On the surface, the Rebels are just 11-9 overall and .500 in league play (two games behind Wyoming), but that doesn't tell the entire story. Lumped in there is a dominating 79-64 win over a Top-10 Creighton squad. Kevin Kruger's team also owns a 10-point victory over New Mexico and snapped the nation's longest home winning streak -- 22 games -- inside Boise State's ExtraMile Arena.

The Rebels should probably have another one in the win column against conference front-runner Utah State.

Trailing by four with just 14 seconds remaining in regulation, Darius Brown raced down the floor and drilled a long-distance triple.
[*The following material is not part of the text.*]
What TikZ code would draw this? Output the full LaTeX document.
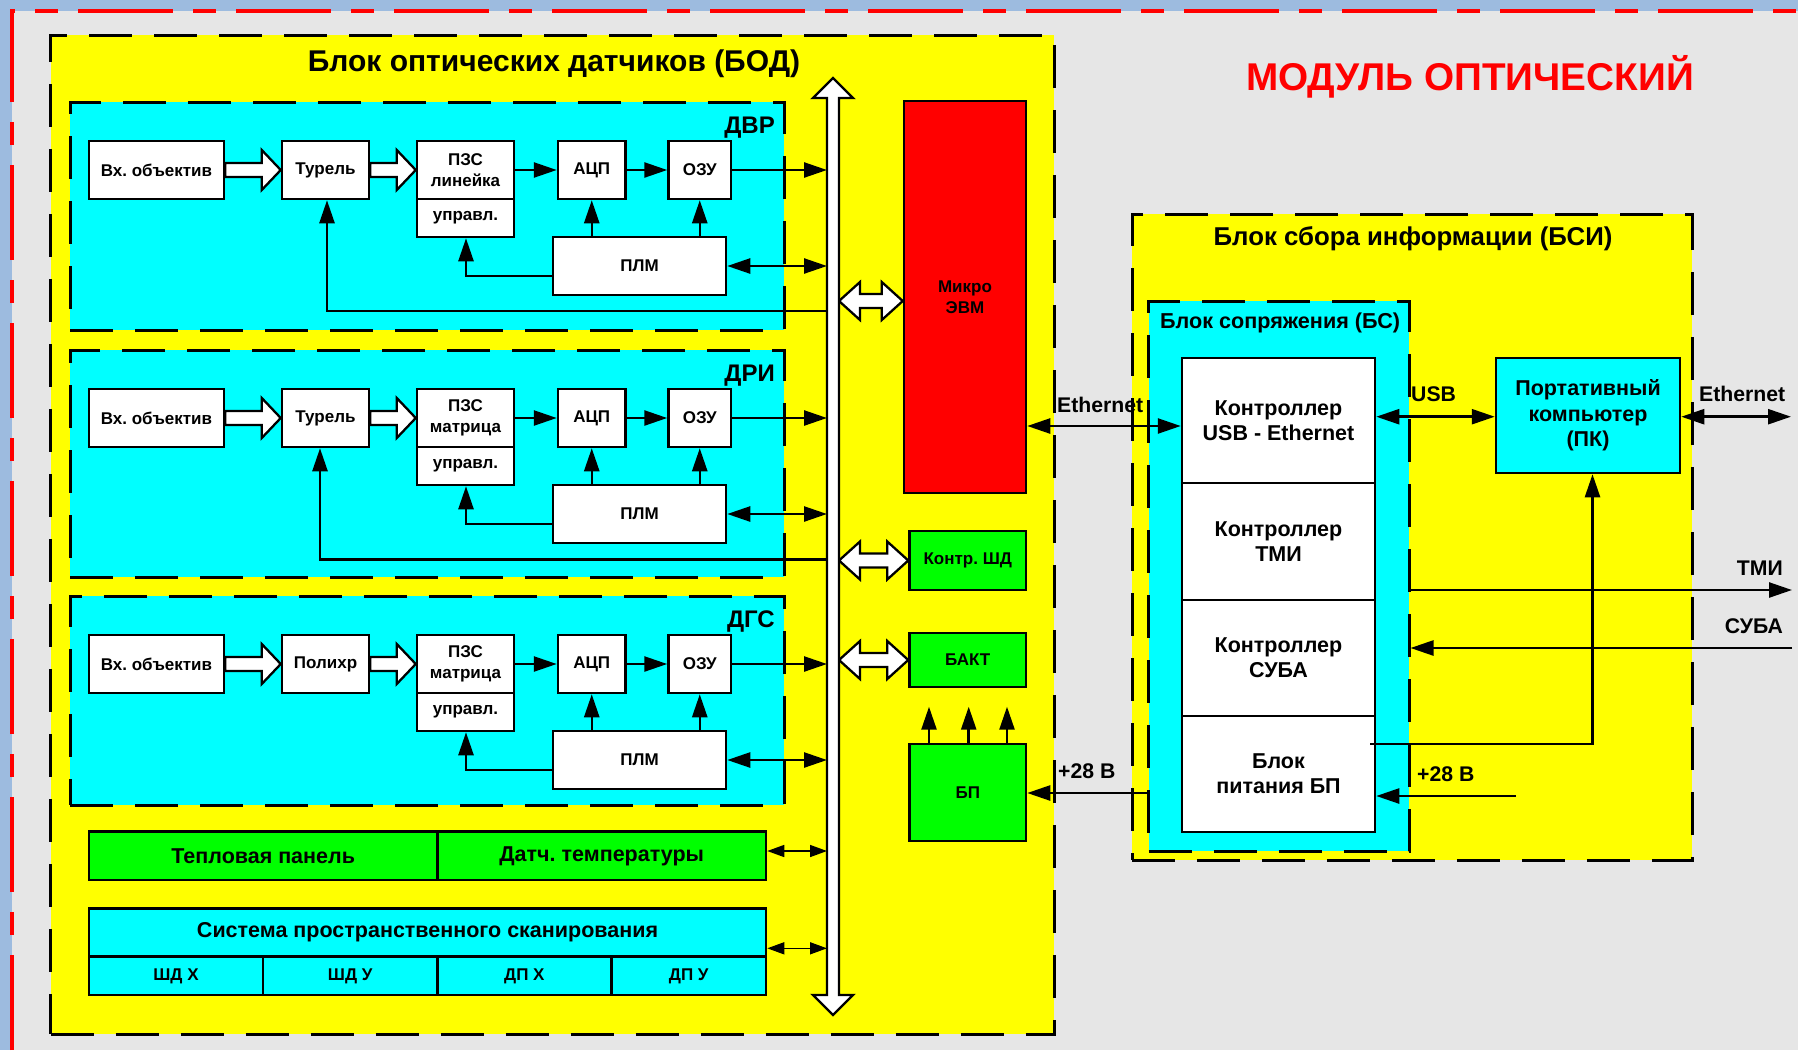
\documentclass[tikz,border=0pt]{standalone}
\usepackage{fontspec}
\setmainfont{Liberation Sans}
\usetikzlibrary{arrows.meta,calc}
\definecolor{ylw}{HTML}{FFFF00}
\definecolor{cyn}{HTML}{00FFFF}
\definecolor{grn}{HTML}{00FF00}
\definecolor{rd}{HTML}{FF0000}
\definecolor{bggray}{HTML}{E6E6E6}
\definecolor{bgblue}{HTML}{9DBBDF}
\tikzset{
 blk/.style={draw, line width=2.5pt, fill=white, inner sep=0pt, align=center, font=\bfseries\fontsize{17}{21}\selectfont},
 wbig/.style={blk, font=\bfseries\fontsize{21.5}{25}\selectfont},
 gbox/.style={blk, fill=grn},
 barfont/.style={font=\bfseries\fontsize{21.5}{25}\selectfont},
 dbox/.style={draw, line width=3pt, dash pattern=on 43pt off 22pt},
 lbl/.style={inner sep=0pt, font=\bfseries\fontsize{21.2}{25}\selectfont},
 lblbig/.style={inner sep=0pt, font=\bfseries\fontsize{24}{28}\selectfont},
 conn/.style={line width=2.5pt, -{Triangle[length=23pt,width=15pt]}},
 bconn/.style={line width=2.5pt, {Triangle[length=23pt,width=15pt]}-{Triangle[length=23pt,width=15pt]}},
 thinb/.style={line width=1.5pt, {Triangle[length=17pt,width=12pt]}-{Triangle[length=17pt,width=12pt]}},
 hollow/.style={draw, line width=2.3pt, fill=white, line join=miter},
}
\newcommand\rbox[7][]{\node[#1, minimum width={(#5)-(#3)}, minimum height={(#6)-(#4)}] (#2) at ({((#3)+(#5))/2},{((#4)+(#6))/2}) {#7};}
\newcommand\harrow[2]{\draw[hollow] let \p1=(#1.east), \p2=(#2.west) in
 (\x1,\y2+7pt) -- (\x2-19pt,\y2+7pt) -- (\x2-19pt,\y2+20pt) -- (\x2,\y2) -- (\x2-19pt,\y2-20pt) -- (\x2-19pt,\y2-7pt) -- (\x1,\y2-7pt) -- cycle;}
\newcommand\hdouble[3]{\draw[hollow] let \p1=(#1), \p2=(#2), \p3=(#3) in
 (\x1,\y3) -- (\x1+21pt,\y3+19pt) -- (\x1+21pt,\y3+7pt) -- (\x2-21pt,\y3+7pt) -- (\x2-21pt,\y3+19pt) -- (\x2,\y3)
 -- (\x2-21pt,\y3-19pt) -- (\x2-21pt,\y3-7pt) -- (\x1+21pt,\y3-7pt) -- (\x1+21pt,\y3-19pt) -- cycle;}
\newcommand\sensor[6]{%
\begin{scope}[shift={(0,#2)}]
\rbox[dbox, fill=cyn]{#1box}{70}{102}{784}{#6}{}
\node[lblbig, anchor=base east] (#1lab) at (775,133) {#3};
\rbox[blk]{#1vo}{89}{141}{224}{199}{Вх. объектив}
\rbox[blk]{#1tu}{282}{141}{369}{199}{#4}
\rbox[blk]{#1pz}{417}{141}{514}{199}{#5}
\rbox[blk]{#1up}{417}{199}{514}{237}{управл.}
\rbox[blk]{#1ad}{558}{141}{625.5}{199}{АЦП}
\rbox[blk]{#1oz}{668.5}{141}{731}{199}{ОЗУ}
\rbox[blk]{#1pl}{553}{237}{726}{295}{ПЛМ}
\coordinate (#1c) at (466,276);
\end{scope}
\harrow{#1vo}{#1tu}
\harrow{#1tu}{#1pz}
\draw[conn] (#1pz) -- (#1ad);
\draw[conn] (#1ad) -- (#1oz);
\draw[conn] (#1oz.east) -- (#1oz.east -| bus.west);
\draw[bconn] (#1pl.east) -- (#1pl.east -| bus.west);
\draw[conn] (#1pl.west |- #1c) -- (#1c) -- (#1c |- #1up.south);
\draw[conn] (#1ad.south |- #1pl.north) -- (#1ad.south);
\draw[conn] (#1oz.south |- #1pl.north) -- (#1oz.south);
}
\begin{document}
\frenchspacing
\begin{tikzpicture}[x=1pt,y=-1pt]
\useasboundingbox (0,0) rectangle (1798,1050);
\fill[bgblue] (0,0) rectangle (1798,1050);
\fill[bggray] (11.5,10.7) rectangle (1798,1050);
\draw[rd, line width=4pt, dash pattern=on 95pt off 20pt on 23pt off 20pt] (11.5,1050) -- (11.5,10.7) -- (1798,10.7);
% BOD
\rbox[dbox, fill=ylw]{bod}{50.5}{35}{1054}{1034}{}
\node[inner sep=0pt, anchor=base, font=\bfseries\fontsize{30}{34}\selectfont] (bodt) at (554,71) {Блок оптических датчиков (БОД)};
\node[inner sep=0pt, anchor=base, text=rd, font=\bfseries\fontsize{38.7}{42}\selectfont] (modt) at (1470,90) {МОДУЛЬ ОПТИЧЕСКИЙ};
% bus (invisible anchor node)
\node[inner sep=0pt, outer sep=0pt, minimum width=12, minimum height=897] (bus) at (833,546.5) {};
% sensors
\sensor{dvr}{0}{ДВР}{Турель}{ПЗС\\линейка}{330}
\sensor{dri}{248}{ДРИ}{Турель}{ПЗС\\матрица}{329}
\sensor{dgs}{494}{ДГС}{Полихр}{ПЗС\\матрица}{311}
\coordinate (dvrfb) at (327,311);
\coordinate (drifb) at (320,559.3);
\draw[conn] (bus.west |- dvrfb) -- (dvrfb) -- (dvrfb |- dvrtu.south);
\draw[conn] (bus.west |- drifb) -- (drifb) -- (drifb |- dritu.south);
% heat & scan
\rbox[gbox, barfont]{heat1}{89}{831.7}{437.4}{880}{Тепловая панель}
\rbox[gbox, barfont]{heat2}{437.4}{831.7}{766}{880}{Датч. температуры}
\rbox[blk, fill=cyn, barfont]{scan}{89}{908.3}{766}{956.7}{Система пространственного сканирования}
\rbox[blk, fill=cyn]{sc1}{89}{956.7}{263}{995}{ШД Х}
\rbox[blk, fill=cyn]{sc2}{263}{956.7}{437.4}{995}{ШД У}
\rbox[blk, fill=cyn]{sc3}{437.4}{956.7}{611.4}{995}{ДП Х}
\rbox[blk, fill=cyn]{sc4}{611.4}{956.7}{766}{995}{ДП У}
\coordinate (yHeat) at (0,851);
\coordinate (yScan) at (0,948.3);
\draw[thinb] (heat2.east |- yHeat) -- (bus.west |- yHeat);
\draw[thinb] (scan.east |- yScan) -- (bus.west |- yScan);
% right column of BOD
\rbox[blk, fill=rd]{micro}{904}{101}{1026}{493}{Микро\\ЭВМ}
\rbox[gbox]{ksd}{909.5}{531}{1026}{590}{Контр. ШД}
\rbox[gbox]{bakt}{909.5}{633}{1026}{687}{БАКТ}
\rbox[gbox]{bp}{909.5}{744}{1026}{841}{БП}
\coordinate (u1) at (929,706.7);
\coordinate (u2) at (968.7,706.7);
\coordinate (u3) at (1007,706.7);
\draw[conn] (u1 |- bp.north) -- (u1);
\draw[conn] (u2 |- bp.north) -- (u2);
\draw[conn] (u3 |- bp.north) -- (u3);
\coordinate (yMic) at (0,301);
\hdouble{bus.east}{micro.west}{yMic}
\hdouble{bus.east}{ksd.west}{ksd.west}
\hdouble{bus.east}{bakt.west}{bakt.west}
% BSI
\rbox[dbox, fill=ylw]{bsi}{1132}{214}{1692}{860}{}
\node[inner sep=0pt, anchor=base, font=\bfseries\fontsize{25.8}{30}\selectfont] (bsit) at (1413,245.5) {Блок сбора информации (БСИ)};
\rbox[dbox, fill=cyn]{bs}{1148.5}{301}{1409}{851}{}
\node[inner sep=0pt, anchor=base west, font=\bfseries\fontsize{21.6}{25}\selectfont] (bst) at (1160,328) {Блок сопряжения (БС)};
\rbox[wbig]{ue}{1182}{358}{1375}{483}{Контроллер\\USB - Ethernet}
\rbox[wbig]{tmi}{1182}{483}{1375}{600}{Контроллер\\ТМИ}
\rbox[wbig]{suba}{1182}{600}{1375}{716}{Контроллер\\СУБА}
\rbox[wbig]{psu}{1182}{716}{1375}{832}{Блок\\питания БП}
\rbox[wbig, fill=cyn, font=\bfseries\fontsize{21.5}{25.5}\selectfont]{pc}{1496}{358}{1680}{473}{Портативный\\компьютер\\(ПК)}
% connectors right
\coordinate (yEth) at (0,426);
\draw[bconn] (micro.east |- yEth) -- (ue.west |- yEth);
\node[lbl, anchor=base west] (ethl) at (1057,412) {Ethernet};
\coordinate (yUsb) at (0,416.7);
\draw[bconn] (ue.east |- yUsb) -- (pc.west |- yUsb);
\node[lbl, anchor=base west] (usbl) at (1411,401) {USB};
\coordinate (ethR) at (1791,416.7);
\draw[bconn] (pc.east |- ethR) -- (ethR);
\node[lbl, anchor=base west] (ethr) at (1699,401.7) {Ethernet};
\coordinate (tmiR) at (1792,590);
\draw[conn] (bs.east |- tmiR) -- (tmiR);
\node[lbl, anchor=base east] (tmil) at (1783,575) {ТМИ};
\coordinate (subR) at (1792,648);
\draw[conn] (subR) -- (bs.east |- subR);
\node[lbl, anchor=base east] (subl) at (1783,633) {СУБА};
\coordinate (pkS) at (1370,744);
\coordinate (pkC) at (1592.5,744);
\draw[conn] (pkS) -- (pkC) -- (pkC |- pc.south);
\coordinate (p28) at (1516,796);
\draw[conn] (p28) -- (psu.east |- p28);
\node[lbl, anchor=base west] (p28r) at (1417,781) {+28 В};
\coordinate (p28b) at (0,793);
\draw[conn] (bs.west |- p28b) -- (bp.east |- p28b);
\node[lbl, anchor=base west] (p28l) at (1058,778) {+28 В};
% bus drawn last
\draw[hollow] let \p1=(bus.north), \p2=(bus.south) in
 (\x1,\y1+20pt) -- (\x1+20pt,\y1) -- (\x1+6pt,\y1) -- (\x1+6pt,\y2) -- (\x1+20pt,\y2) -- (\x1,\y2-20pt)
 -- (\x1-20pt,\y2) -- (\x1-6pt,\y2) -- (\x1-6pt,\y1) -- (\x1-20pt,\y1) -- cycle;
\end{tikzpicture}
\end{document}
While that shot was soaring through the air, Aggie forward Great Osobor and UNLV's Kalib Boone were battling for position in the paint. The whistle blew. Osobor sank both free throws.

The ultra-rare five-point play gave the No. 20 team in the nation an improbable 87-86 victory.

“There’s nothing to say to the guys after a game like that,” Kruger told the Las Vegas Sun postgame. “There’s nothing you can tell an athlete and a player after that. You’ve just got to tell them you love them, and they’ve got to keep working hard. Nothing makes you feel better after that.”

Another aberration came just seven days later when Air Force came to Sin City and laid a 32-point loss on the Rebels. The Falcons, who are tied for last place in the Mountain West standings, hit 14 three-pointers while shooting 55.4% from the field in that 90-58 rout.

UNLV has since won two straight over San Jose State and Fresno State.

"The Air Force game is a little bit of an anomaly, which Air Force can do that to you at times if you're not quite right," Linder said. "But, you can tell they're playing with confidence."

With guard Justin Webster on the sidelines for the foreseeable future with an ankle injury, Linder said the Rebels have utilized a much bigger lineup, starting three forwards: Rob Whaley and twin brothers Kalib and Keylan Boone. That trio all stands above 6-foot-8.

Kalib Boone is second in the conference in field-goal percentage, connecting on .622 of his shots. He's the Rebels leading scorer, too, averaging 13 points per game. The senior is also the third-best shot blocker in the league with 31 swats in 19 games.

What really has Linder's antenna up is the way UNLV makes its opponents pay for mistakes. In that 78-69 win Tuesday night in Fresno, the visitors turned 21 turnovers into 18 points, seven of which came on the fast break. The Rebels are a plus-3 in turnover margin, forcing 14 takeaways a game.

Though Wyoming has cleaned up its act of late in that department, it's still second to last in the league, averaging 14 giveaways a night.

"They present a lot of challenges, but you can't turn the ball over," Linder said. "Fresno turned the ball over, kind of like us against New Mexico -- 22 or 23 times in that game -- and do the math and they turn into the Runnin' Rebels at home. They get out in transition, and then they get really hard to guard."

While it's easy to focus on this extended dry spell in the Nevada desert, Linder does have a win over the Rebels in this building. It was a crucial one, too. With a berth in the NCAA Tournament on the line, Wyoming escaped with a 59-56 win in the opening round of the conference tournament in 2022.

"For us, it's just, it's the next game," Linder added. "Hopefully we can just find a way to give ourselves a chance. You have to withstand some runs, and to be able to negate some of those runs. Those are some of the things, you know, taking care of the ball and not allowing second-chance opportunities, because they really take advantage of that at home."